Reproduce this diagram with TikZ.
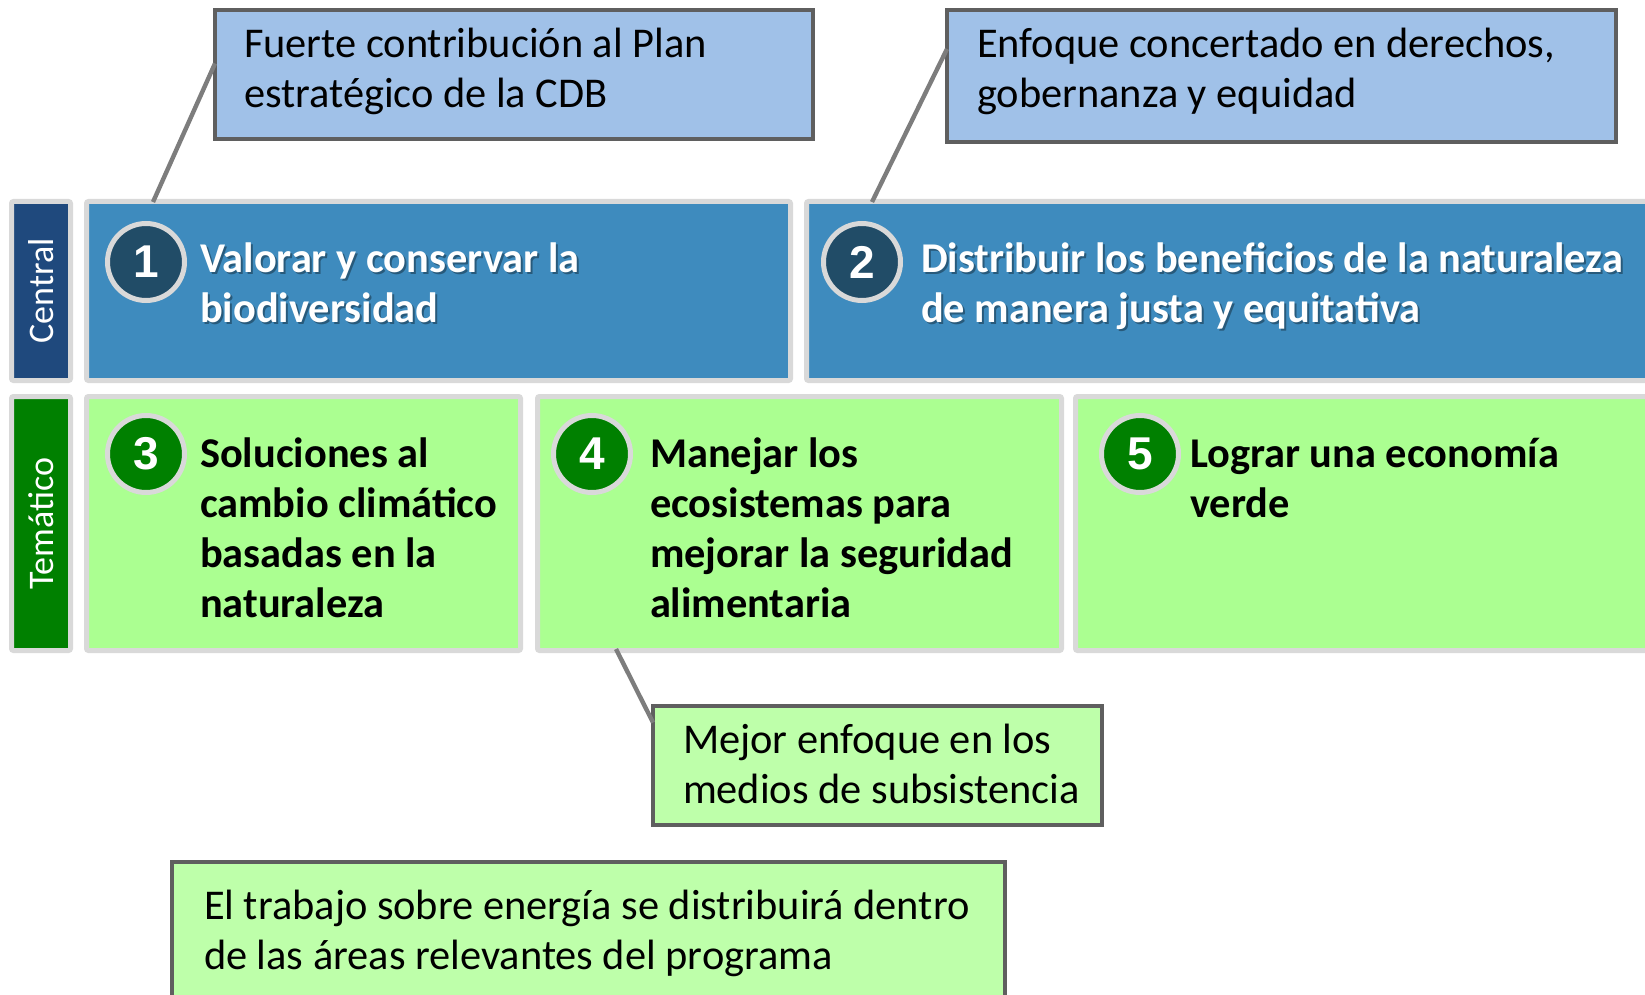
\documentclass[tikz,border=0pt]{standalone}
\usepackage{fontspec}
\setmainfont{Carlito}
\newfontfamily\numfont{Liberation Sans}
\usetikzlibrary{fit}

\definecolor{cenblue}{RGB}{31,73,125}
\definecolor{boxblue}{RGB}{62,139,190}
\definecolor{numblue}{RGB}{33,76,103}
\definecolor{temgreen}{RGB}{0,128,0}
\definecolor{boxgreen}{RGB}{171,255,145}
\definecolor{noteblue}{RGB}{160,193,232}
\definecolor{notegreen}{RGB}{190,255,170}
\definecolor{rimgray}{RGB}{217,217,217}
\definecolor{notegray}{RGB}{95,95,95}
\definecolor{pingray}{RGB}{125,125,125}

\begin{document}
\begin{tikzpicture}[x=0.5pt, y=-0.5pt,
    every node/.style={inner sep=0pt, outer sep=0pt},
    rowbox/.style={draw=rimgray, line width=2.5pt, rounded corners=1pt},
    notebox/.style={draw=notegray, line width=2pt},
    numdisc/.style={circle, draw=rimgray, line width=2.5pt, minimum size=38.5pt,
      text=white, font=\numfont\bfseries\fontsize{23}{27}\selectfont},
    plaintxt/.style={anchor=base west, align=left, font=\fontsize{21.2}{25}\selectfont},
    boldtxt/.style={anchor=base west, align=left, font=\bfseries\fontsize{21.2}{25}\selectfont},
    sidetxt/.style={rotate=90, text=white, font=\fontsize{18}{22}\selectfont},
    pin/.style={draw=pingray, line width=2.2pt}]

  \useasboundingbox (0,0) rectangle (1645,995);

  % row frames
  \node[rowbox, fill=cenblue, fit={(11.5,201.5) (70.5,380.5)}] (labC) {};
  \node[rowbox, fill=boxblue, fit={(86.5,201.5) (790.5,380.5)}] (box1) {};
  \node[rowbox, fill=boxblue, fit={(806.5,201.5) (1660,380.5)}] (box2) {};
  \node[rowbox, fill=temgreen, fit={(11.5,396.5) (70.5,650.5)}] (labT) {};
  \node[rowbox, fill=boxgreen, fit={(86.5,396.5) (520.5,650.5)}] (box3) {};
  \node[rowbox, fill=boxgreen, fit={(537.5,396.5) (1061.5,650.5)}] (box4) {};
  \node[rowbox, fill=boxgreen, fit={(1075.5,396.5) (1660,650.5)}] (box5) {};

  \node[sidetxt] (labCtxt) at (labC.center) {Central};
  \node[sidetxt] (labTtxt) at (labT.center) {Temático};

  % numbered discs
  \node[numdisc, fill=numblue] (n1) at (146,262) {1};
  \node[numdisc, fill=numblue] (n2) at (862,262) {2};
  \node[numdisc, fill=temgreen] (n3) at (146,454) {3};
  \node[numdisc, fill=temgreen] (n4) at (592,454) {4};
  \node[numdisc, fill=temgreen] (n5) at (1140,454) {5};

  % central areas, white with a soft shadow (placed by the last baseline)
  \node[boldtxt, text=black, opacity=0.35] (t1s) at (202,324) {Valorar y conservar la\\biodiversidad};
  \node[boldtxt, text=white] (t1) at (200,322) {Valorar y conservar la\\biodiversidad};
  \node[boldtxt, text=black, opacity=0.35] (t2s) at (923,324) {Distribuir los beneficios de la naturaleza\\de manera justa y equitativa};
  \node[boldtxt, text=white] (t2) at (921,322) {Distribuir los beneficios de la naturaleza\\de manera justa y equitativa};

  % thematic areas
  \node[boldtxt] (t3) at (200,617) {Soluciones al\\cambio climático\\basadas en la\\naturaleza};
  \node[boldtxt] (t4) at (650,617) {Manejar los\\ecosistemas para\\mejorar la seguridad\\alimentaria};
  \node[boldtxt] (t5) at (1190,517) {Lograr una economía\\verde};

  % callouts
  \node[notebox, fill=noteblue, fit={(215,10) (813,139)}] (calA) {};
  \node[plaintxt] (calAtxt) at (244,108) {Fuerte contribución al Plan\\estratégico de la CDB};
  \node[notebox, fill=noteblue, fit={(947,10) (1616,142)}] (calB) {};
  \node[plaintxt] (calBtxt) at (977,108) {Enfoque concertado en derechos,\\gobernanza y equidad};
  \node[notebox, fill=notegreen, fit={(653,706) (1102,825)}] (calC) {};
  \node[plaintxt] (calCtxt) at (683,803) {Mejor enfoque en los\\medios de subsistencia};
  \node[notebox, fill=notegreen, fit={(172,862) (1005,1012)}] (calD) {};
  \node[plaintxt] (calDtxt) at (204,969) {El trabajo sobre energía se distribuirá dentro\\de las áreas relevantes del programa};

  % pointer lines
  \coordinate (pinA) at (153,202);
  \coordinate (pinB) at (872,202);
  \coordinate (pinC) at (616,649);
  \draw[pin] (pinA) -- ([shift={(0,-11)}]calA.west);
  \draw[pin] (pinB) -- ([shift={(0,-27)}]calB.west);
  \draw[pin] (pinC) -- ([shift={(0,-43)}]calC.west);

\end{tikzpicture}
\end{document}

WHAT IS EXPECTED: Write out the listing above exactly as it stands, pictures excluded.

THE OUTPUT:
Reproduce this diagram with TikZ.
\documentclass[tikz,border=0pt]{standalone}
\usepackage{fontspec}
\setmainfont{Carlito}
\newfontfamily\numfont{Liberation Sans}
\usetikzlibrary{fit}

\definecolor{cenblue}{RGB}{31,73,125}
\definecolor{boxblue}{RGB}{62,139,190}
\definecolor{numblue}{RGB}{33,76,103}
\definecolor{temgreen}{RGB}{0,128,0}
\definecolor{boxgreen}{RGB}{171,255,145}
\definecolor{noteblue}{RGB}{160,193,232}
\definecolor{notegreen}{RGB}{190,255,170}
\definecolor{rimgray}{RGB}{217,217,217}
\definecolor{notegray}{RGB}{95,95,95}
\definecolor{pingray}{RGB}{125,125,125}

\begin{document}
\begin{tikzpicture}[x=0.5pt, y=-0.5pt,
    every node/.style={inner sep=0pt, outer sep=0pt},
    rowbox/.style={draw=rimgray, line width=2.5pt, rounded corners=1pt},
    notebox/.style={draw=notegray, line width=2pt},
    numdisc/.style={circle, draw=rimgray, line width=2.5pt, minimum size=38.5pt,
      text=white, font=\numfont\bfseries\fontsize{23}{27}\selectfont},
    plaintxt/.style={anchor=base west, align=left, font=\fontsize{21.2}{25}\selectfont},
    boldtxt/.style={anchor=base west, align=left, font=\bfseries\fontsize{21.2}{25}\selectfont},
    sidetxt/.style={rotate=90, text=white, font=\fontsize{18}{22}\selectfont},
    pin/.style={draw=pingray, line width=2.2pt}]

  \useasboundingbox (0,0) rectangle (1645,995);

  % row frames
  \node[rowbox, fill=cenblue, fit={(11.5,201.5) (70.5,380.5)}] (labC) {};
  \node[rowbox, fill=boxblue, fit={(86.5,201.5) (790.5,380.5)}] (box1) {};
  \node[rowbox, fill=boxblue, fit={(806.5,201.5) (1660,380.5)}] (box2) {};
  \node[rowbox, fill=temgreen, fit={(11.5,396.5) (70.5,650.5)}] (labT) {};
  \node[rowbox, fill=boxgreen, fit={(86.5,396.5) (520.5,650.5)}] (box3) {};
  \node[rowbox, fill=boxgreen, fit={(537.5,396.5) (1061.5,650.5)}] (box4) {};
  \node[rowbox, fill=boxgreen, fit={(1075.5,396.5) (1660,650.5)}] (box5) {};

  \node[sidetxt] (labCtxt) at (labC.center) {Central};
  \node[sidetxt] (labTtxt) at (labT.center) {Temático};

  % numbered discs
  \node[numdisc, fill=numblue] (n1) at (146,262) {1};
  \node[numdisc, fill=numblue] (n2) at (862,262) {2};
  \node[numdisc, fill=temgreen] (n3) at (146,454) {3};
  \node[numdisc, fill=temgreen] (n4) at (592,454) {4};
  \node[numdisc, fill=temgreen] (n5) at (1140,454) {5};

  % central areas, white with a soft shadow (placed by the last baseline)
  \node[boldtxt, text=black, opacity=0.35] (t1s) at (202,324) {Valorar y conservar la\\biodiversidad};
  \node[boldtxt, text=white] (t1) at (200,322) {Valorar y conservar la\\biodiversidad};
  \node[boldtxt, text=black, opacity=0.35] (t2s) at (923,324) {Distribuir los beneficios de la naturaleza\\de manera justa y equitativa};
  \node[boldtxt, text=white] (t2) at (921,322) {Distribuir los beneficios de la naturaleza\\de manera justa y equitativa};

  % thematic areas
  \node[boldtxt] (t3) at (200,617) {Soluciones al\\cambio climático\\basadas en la\\naturaleza};
  \node[boldtxt] (t4) at (650,617) {Manejar los\\ecosistemas para\\mejorar la seguridad\\alimentaria};
  \node[boldtxt] (t5) at (1190,517) {Lograr una economía\\verde};

  % callouts
  \node[notebox, fill=noteblue, fit={(215,10) (813,139)}] (calA) {};
  \node[plaintxt] (calAtxt) at (244,108) {Fuerte contribución al Plan\\estratégico de la CDB};
  \node[notebox, fill=noteblue, fit={(947,10) (1616,142)}] (calB) {};
  \node[plaintxt] (calBtxt) at (977,108) {Enfoque concertado en derechos,\\gobernanza y equidad};
  \node[notebox, fill=notegreen, fit={(653,706) (1102,825)}] (calC) {};
  \node[plaintxt] (calCtxt) at (683,803) {Mejor enfoque en los\\medios de subsistencia};
  \node[notebox, fill=notegreen, fit={(172,862) (1005,1012)}] (calD) {};
  \node[plaintxt] (calDtxt) at (204,969) {El trabajo sobre energía se distribuirá dentro\\de las áreas relevantes del programa};

  % pointer lines
  \coordinate (pinA) at (153,202);
  \coordinate (pinB) at (872,202);
  \coordinate (pinC) at (616,649);
  \draw[pin] (pinA) -- ([shift={(0,-11)}]calA.west);
  \draw[pin] (pinB) -- ([shift={(0,-27)}]calB.west);
  \draw[pin] (pinC) -- ([shift={(0,-43)}]calC.west);

\end{tikzpicture}
\end{document}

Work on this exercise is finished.